CARDINALS SHUT INSIDE CHAPEL
The cardinals were shut inside late on Tuesday afternoon for the first time, after a day of religious pomp and prayer to prepare for the task. As expected, black smoke emerged after their first vote, about two hours after they began the conclave.
The initial vote was seen as a way of filtering the choice down to frontrunners for discussions among the supporters of the various papabili in the following days.
No hint is expected to emerge before the pope is chosen. The Vatican has taken precautions, including electronic jamming devices, to prevent any leaks from inside the conclave.
The new pope will take up a burden that Benedict declared in February was beyond his physical capabilities.
The Church is reeling from a child abuse scandal and the "Vatileaks" case in which Benedict's butler revealed documents alleging corruption and in-fighting inside the Curia, or central bureaucracy. It has also been shaken by rivalry from other churches, the advance of secularism, especially in its European heartland, and problems in the running of the Vatican bank.
The former head of the Archdiocese of Los Angeles, Cardinal Roger Mahony, is attending the conclave despite calls for him to stay away because of a sex abuse scandal that led to his censure by his successor Archbishop Jose Gomez in January. He was stripped of all public and administrative duties as punishment.
On Tuesday, lawyers for the victims in four sex abuse cases said the diocese, Mahony and an ex-priest had agreed to pay nearly $10 million to settle the cases. Mahony was accused of helping a confessed paedophile priest escape prosecution.
Frontrunners at the conclave include Italy's Angelo Scola - who would return the papacy to traditional Italian hands after 35 years of the German Benedict XVI and Polish John Paul II - and Brazilian Odilo Scherer - who would be the first non-European pope since Syrian-born Gregory III, nearly 1,300 years ago.
In preparatory meetings before the conclave, the cardinals seemed divided between those who believe the new pontiff must be a strong manager to get the dysfunctional bureaucracy under control and others who are looking more for a proven pastoral figure to revitalise their faith across the globe.
Milan Archbishop Scola, who has managed two big Italian dioceses without being part of the Vatican's central administration, could be well-placed to understand the Curia's Byzantine politics and introduce swift reform.
Scherer is said to be the Curia's favoured candidate and would satisfy those who want a non-European, reflecting the future of a Church shifting towards the developing world.
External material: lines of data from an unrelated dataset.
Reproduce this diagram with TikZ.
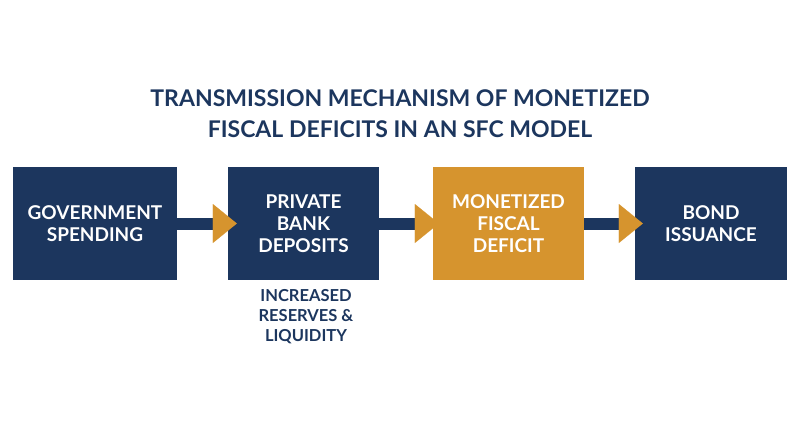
\documentclass[tikz,border=0pt]{standalone}
\usepackage{fontspec}
\setmainfont{Lato}
\usetikzlibrary{arrows.meta}
\definecolor{navy}{RGB}{28,54,94}
\definecolor{gold}{RGB}{214,148,46}
\begin{document}
\begin{tikzpicture}[x=1pt,y=-1pt,
  box/.style={fill=navy,text=white,minimum height=113pt,inner sep=0pt,align=center,
    font=\fontsize{19}{22}\selectfont\bfseries},
  conn/.style={draw=navy,line width=12pt,
    -{Triangle[length=24pt,width=39pt,line width=0.01pt,color=gold,fill=gold]}}]
\useasboundingbox (0,0) rectangle (800,447);
\node[font=\fontsize{23}{31}\selectfont\bfseries,text=navy,align=center] (title) at (400,113.5)
  {TRANSMISSION MECHANISM OF MONETIZED\\FISCAL DEFICITS IN AN SFC MODEL};
\node[box,minimum width=164pt] (b1) at (95,223.5) {GOVERNMENT\\SPENDING};
\node[box,minimum width=151pt] (b2) at (303.5,223.5) {PRIVATE\\BANK\\DEPOSITS};
\node[box,minimum width=151pt,fill=gold] (b3) at (508.5,223.5) {MONETIZED\\FISCAL\\DEFICIT};
\node[box,minimum width=152pt] (b4) at (711,223.5) {BOND\\ISSUANCE};
\node[text=navy,align=center,font=\fontsize{16.5}{20}\selectfont\bfseries] (lab) at (306,317)
  {INCREASED\\RESERVES \&\\LIQUIDITY};
\draw[conn,shorten >=-9pt] (b1.east) -- (b2.west);
\draw[conn,shorten >=-6pt] (b2.east) -- (b3.west);
\draw[conn,shorten >=-8pt] (b3.east) -- (b4.west);
\end{tikzpicture}
\end{document}
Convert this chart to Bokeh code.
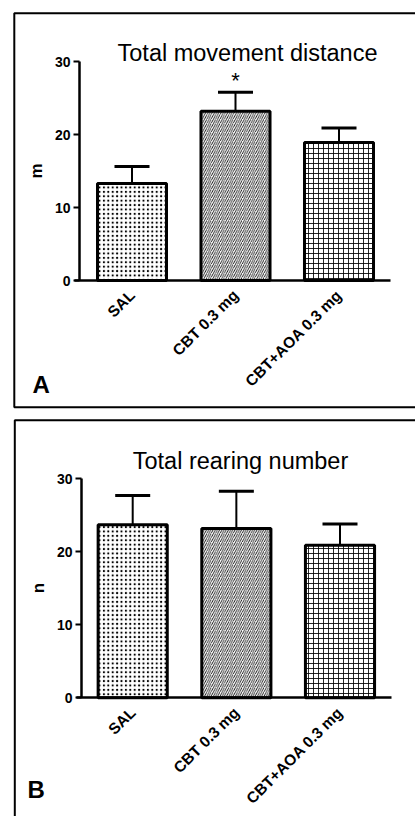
from math import pi

from bokeh.core.properties import value
from bokeh.embed import file_html
from bokeh.layouts import column
from bokeh.models import (BoxAnnotation, ColumnDataSource, FixedTicker, Range1d,
                          TeeHead, Whisker)
from bokeh.plotting import figure
from bokeh.resources import INLINE

# treatment groups, shared by both panels
groups = ["SAL", "CBT 0.3 mg", "CBT+AOA 0.3 mg"]
group_pos = [0, 1, 2]
y_ticks = [0, 10, 20, 30]

# total movement distance (m), mean and SEM
distance_mean = [13.3, 23.2, 18.9]
distance_sem = [2.3, 2.6, 2.0]

# total rearing number (n), mean and SEM
rearing_mean = [23.7, 23.2, 20.9]
rearing_sem = [4.0, 5.1, 2.9]

# fill pattern of each group's bar
hatches = [".", "/", "+"]
hatch_scales = [4.4, 4.4, 5.0]

FONT = "Liberation Sans"
W = 415


def panel(title, ylabel, letter, means, sems, height, geom, box, title_at, letter_at,
          star=None):
    # geom: pixel of the first group's centre, pixels per group,
    #       pixel of value 0, pixels per value unit
    x0, dx, y0, dy = geom

    def xd(px):
        return (px - x0) / dx

    def yd(py):
        return (y0 - py) / dy

    p = figure(width=W, height=height, title=None,
               x_range=Range1d(xd(0), xd(W)), y_range=Range1d(yd(height), yd(0)),
               output_backend="svg", toolbar_location=None,
               min_border=0, min_border_left=0, min_border_right=0,
               min_border_top=0, min_border_bottom=0)
    p.outline_line_color = None
    p.grid.grid_line_color = None
    p.background_fill_color = "white"
    p.border_fill_color = "white"

    # panel frame
    bl, bt, bb = box
    p.add_layout(BoxAnnotation(left=xd(bl), right=xd(W + 20), top=yd(bt), bottom=yd(bb),
                               fill_color=None, fill_alpha=0, line_color="black",
                               line_alpha=1, line_width=2, level="underlay"))

    src = ColumnDataSource(dict(x=group_pos, mean=means,
                                upper=[m + s for m, s in zip(means, sems)],
                                hatch=hatches, scale=hatch_scales))

    whisker = Whisker(source=src, base="x", lower="mean", upper="upper",
                      dimension="height", line_color="black", line_width=2,
                      upper_head=TeeHead(size=35, line_color="black", line_width=3),
                      lower_head=None)
    p.add_layout(whisker)

    p.vbar(x="x", top="mean", bottom=0, width=0.667, source=src,
           fill_color="white", line_color="black", line_width=3,
           hatch_pattern="hatch", hatch_scale="scale", hatch_color="black",
           hatch_weight=0.85)

    if star is not None:
        p.text(x=[group_pos[star]], y=[means[star] + sems[star]], text=["*"],
               text_align="center", text_baseline="bottom", y_offset=1,
               text_font=value(FONT), text_font_size="22px", text_color="black")

    tx, ty = title_at
    p.text(x=[xd(tx)], y=[yd(ty)], text=[title], text_align="center",
           text_baseline="alphabetic", text_font=value(FONT),
           text_font_size="23.5px", text_color="black")

    lx, ly = letter_at
    p.text(x=[xd(lx)], y=[yd(ly)], text=[letter], text_align="left",
           text_baseline="alphabetic", text_font=value(FONT),
           text_font_style="bold", text_font_size="24px", text_color="black")

    ya = p.yaxis[0]
    ya.fixed_location = xd(geom_axis_x[letter])
    ya.bounds = (0, 30)
    ya.ticker = FixedTicker(ticks=y_ticks)
    ya.minor_tick_line_color = None
    ya.major_tick_in = 0
    ya.major_tick_out = 6
    ya.major_tick_line_width = 2
    ya.axis_line_width = 2.5
    ya.major_label_text_font = FONT
    ya.major_label_text_font_style = "bold"
    ya.major_label_text_font_size = "14px"
    ya.major_label_text_color = "black"
    ya.major_label_standoff = 3
    ya.axis_label = ylabel
    ya.axis_label_text_font = FONT
    ya.axis_label_text_font_style = "bold"
    ya.axis_label_text_font_size = "17px"
    ya.axis_label_text_color = "black"
    ya.axis_label_standoff = 6

    xa = p.xaxis[0]
    xa.fixed_location = 0
    xa.bounds = (xd(geom_axis_x[letter] - 5), xd(geom_axis_end[letter]))
    xa.ticker = FixedTicker(ticks=group_pos)
    xa.major_label_overrides = {i: g for i, g in zip(group_pos, groups)}
    xa.major_tick_line_color = None
    xa.minor_tick_line_color = None
    xa.axis_line_width = 2.5
    xa.major_label_orientation = pi / 4
    xa.major_label_text_font = FONT
    xa.major_label_text_font_style = "bold"
    xa.major_label_text_font_size = "15.5px"
    xa.major_label_text_color = "black"
    xa.major_label_standoff = 6
    return p


# pixel column of each panel's value axis and right end of its group axis
geom_axis_x = {"A": 79, "B": 81}
geom_axis_end = {"A": 390, "B": 391}

pa = panel("Total movement distance", "m", "A", distance_mean, distance_sem,
           410, (131.5, 103.5, 280, 7.3), (13.8, 12.8, 406.7),
           (247, 52), (32, 384), star=1)
pb = panel("Total rearing number", "n", "B", rearing_mean, rearing_sem,
           406, (132.2, 103.65, 287.3, 7.3), (14.3, 9.7, 430),
           (240, 50), (27, 379))

layout = column(pa, pb, spacing=0)
open("out.html", "w").write(file_html(layout, INLINE))
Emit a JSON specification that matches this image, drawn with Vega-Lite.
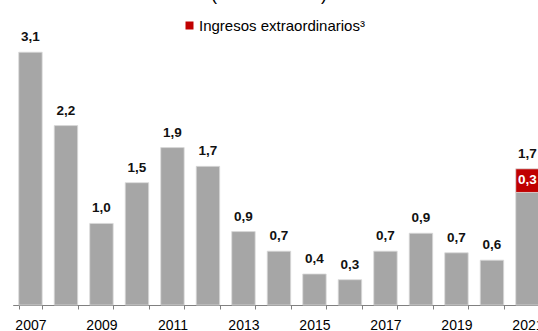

A host of other candidates from numerous nations have also been mentioned as potential popes - including U.S. cardinals Timothy Dolan and Sean O'Malley, Canada's Marc Ouellet and Argentina's Leonardo Sandri.
All the prelates meeting in the Sistine Chapel were appointed by either Benedict XVI or John Paul II, and the next pontiff will almost certainly pursue their fierce defence of traditional moral teachings.
On Tuesday they retired to a Vatican guesthouse, where more elaborate precautions have been taken to avoid leaks. This will be their home throughout the conclave.
Some cardinals speculated this week that it might take four to five days to pick the new pontiff because of the difficulty of the task and the number of strong candidates.